Rebecca Herzig

Professor of Gender and Sexuality Studies


Gender and Sexuality Studies

Pettengill Hall, Room 209


Rebecca Herzig holds the College’s only full-time faculty appointment in Gender and Sexuality Studies.  She is a contributing member of the Programs in African American Studies and American Cultural Studies, and regularly advises theses in AAS, ACS, and History.

Her work includes Suffering for Science: Reason and Sacrifice in Modern America, The Nature of Difference: Sciences of Race in the United States from Jefferson to Genomics, and a new series, Feminist Technosciences, co-edited with Banu Subramaniam of the University of Massachusetts, Amherst.  Her latest book, Plucked: A History of Hair Removal, has been named a “Best Book of the Year” by the Economist magazine and the Science Friday radio program, and a finalist for the Maine Writers and Publishers Alliance Literary Award for Nonfiction.

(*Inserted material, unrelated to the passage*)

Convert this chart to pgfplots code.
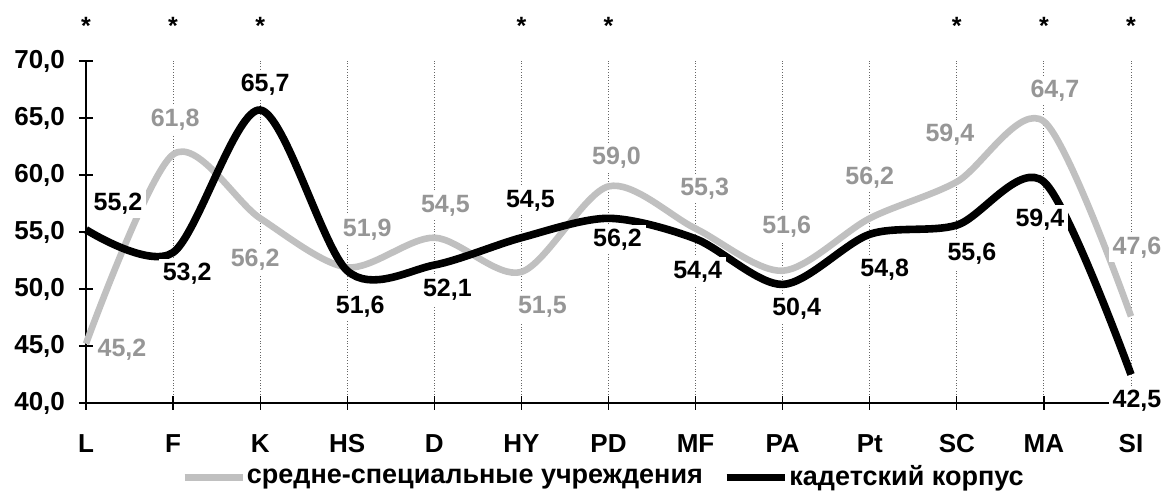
\documentclass[border=0pt]{standalone}
\usepackage{fontspec}
\setmainfont{Liberation Sans}
\usepackage{pgfplots}
\usepackage{pgfplotstable}
\pgfplotsset{compat=1.18}
\definecolor{lgray}{HTML}{C0C0C0}
\definecolor{tgray}{HTML}{969696}
\newcommand{\lblfont}{\fontsize{12.5}{14}\selectfont\bfseries}
\newcommand{\tickfont}{\fontsize{13}{15}\selectfont\bfseries}

% x y dx dy  (label offsets in px of the reference)
\pgfplotstableread{
x y dx dy
0 45.2 36 -4
1 61.8 2 37
2 56.2 -5 -39
3 51.9 20 40
4 54.5 11 34
5 51.5 21 -33
6 59.0 8 31
7 55.3 9 42
8 51.6 4 46
9 56.2 0 43
10 59.4 -7 49
11 64.7 11 33
12 47.6 6 71
}\tgry

\pgfplotstableread{
x y dx dy
0 55.2 32 28
1 53.2 14 -19
2 65.7 5 27
3 51.6 13 -34
4 52.1 13 -23
5 54.5 9 39
6 56.2 9 -19
7 54.4 2 -31
8 50.4 14 -22
9 54.8 15 -33
10 55.6 15 -27
11 59.4 -4 -36
12 42.5 6 -24
}\tblk

\begin{document}
\begin{tikzpicture}
\path[use as bounding box] (-43pt,-44pt) rectangle (540.5pt,201.5pt);
\begin{axis}[
  at={(0,0)}, anchor=south west,
  scale only axis, width=522.5pt, height=171pt,
  xmin=0, xmax=12, ymin=40, ymax=70,
  clip=false,
  axis lines*=left,
  axis line style={black, line width=0.6pt},
  xtick={0,...,12},
  xticklabels={L,F,K,HS,D,HY,PD,MF,PA,Pt,SC,MA,SI},
  ytick={40,45,...,70},
  tick align=center, major tick length=7pt,
  tick style={black, line width=0.6pt},
  xmajorgrids,
  grid style={densely dotted, black!60, line width=0.5pt},
  ticklabel style={font=\tickfont},
  yticklabel style={xshift=-3.5pt},
  xticklabel style={anchor=base, yshift=-21.5pt},
  /pgf/number format/fixed,
  /pgf/number format/fixed zerofill,
  /pgf/number format/precision=1,
  /pgf/number format/use comma,
  /pgf/number format/assume math mode=true,
  legend columns=2,
  legend style={at={(0.5,-0.2175)}, xshift=-2.75pt, anchor=center, draw=none, fill=none,
    font=\fontsize{13.5}{15}\selectfont\bfseries, cells={anchor=west},
    nodes={inner xsep=0.5pt},
    /tikz/every even column/.append style={column sep=9.5pt}},
  legend image code/.code={\draw[#1] (0pt,0pt) -- (29pt,0pt);},
]
\addplot[lgray, line width=3.3pt, smooth] table[x=x,y=y]{\tgry};
\addlegendentry{средне-специальные учреждения}
\addplot[black, line width=3.8pt, smooth] table[x=x,y=y]{\tblk};
\addlegendentry{кадетский корпус}

\addplot[draw=none, forget plot, nodes near coords, point meta=\thisrow{y},
  every node near coord/.append style={anchor=base, yshift=-4.4pt,
    fill=white, text=tgray, font=\lblfont, inner sep=2pt}]
  table[x expr={\thisrow{x}+\thisrow{dx}/87.083}, y expr={\thisrow{y}+\thisrow{dy}/11.4}]{\tgry};
\addplot[draw=none, forget plot, nodes near coords, point meta=\thisrow{y},
  every node near coord/.append style={anchor=base, yshift=-4.4pt,
    fill=white, text=black, font=\lblfont, inner sep=2pt}]
  table[x expr={\thisrow{x}+\thisrow{dx}/87.083}, y expr={\thisrow{y}+\thisrow{dy}/11.4}]{\tblk};

\addplot[draw=none, forget plot, nodes near coords, point meta=explicit symbolic,
  every node near coord/.append style={anchor=base, yshift=13pt, text=black, font=\lblfont, inner sep=0pt}]
  coordinates {(0,70)[*] (1,70)[*] (2,70)[*] (5,70)[*] (6,70)[*] (10,70)[*] (11,70)[*] (12,70)[*]};
\end{axis}
\end{tikzpicture}
\end{document}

Excerpts from reviews of Plucked:

“The brutal methods of depilation Herzig records are as fascinating as they are horrific…. [U]ltimately Plucked is an important work, not least because it is so very readable.”

— Times Higher Education

“[W]ho gets to decide what torture is? When, Herzig wonders, does a practice cease to be unpleasant and become cruel? Many would answer ‘when it is involuntary’, but that begs a crucial question: What is ‘voluntary’?”

Wall Street Journal

“[A] smart and engaging social history.”

— Globe and Mail (Toronto)

Plucked’s thorough investigation of hair removal’s history makes this consuming read a wake-up call.”

— Bitch

“[A] fascinating new book…very timely.”

— The Times (London)

“Read on. This book is astonishing.”

— Press Herald (Portland)

“fascinating…Rebecca Herzig manages to explore issues of race and gender, class and religion, power and commerce, with both intellectual rigor and a healthy sense of humor.”

— Boston Globe

“To depilate or not has long been discussed as political, but only in light of what the hair itself, or its absence, communicates…[P]ublic discussions about body hair tend to cluster around whether hairiness is unfeminine. Herzig, in contrast, lays bare a global network among petroleum production, migration, and personal grooming decisions—which, in her analysis, are never simply personal but rather interwoven with the economy, the environment, and animals, whose hair removal paved the way for human depilation.”

 — Women’s Review of Books

“[A]n interesting, serious, and meticulously researched contribution to American history, offering a variety of insights around key topics in the evolution of attitudes and practices relating to hair.”

— Journal of American History

“By its title, Plucked would seem to offer a volume of frothy fun (tinged with schadenfreude) about the high cost of fashion glory; it turns out to be eye-poppingly informative, thought-provoking and, almost against the author’s will, frothy fun.”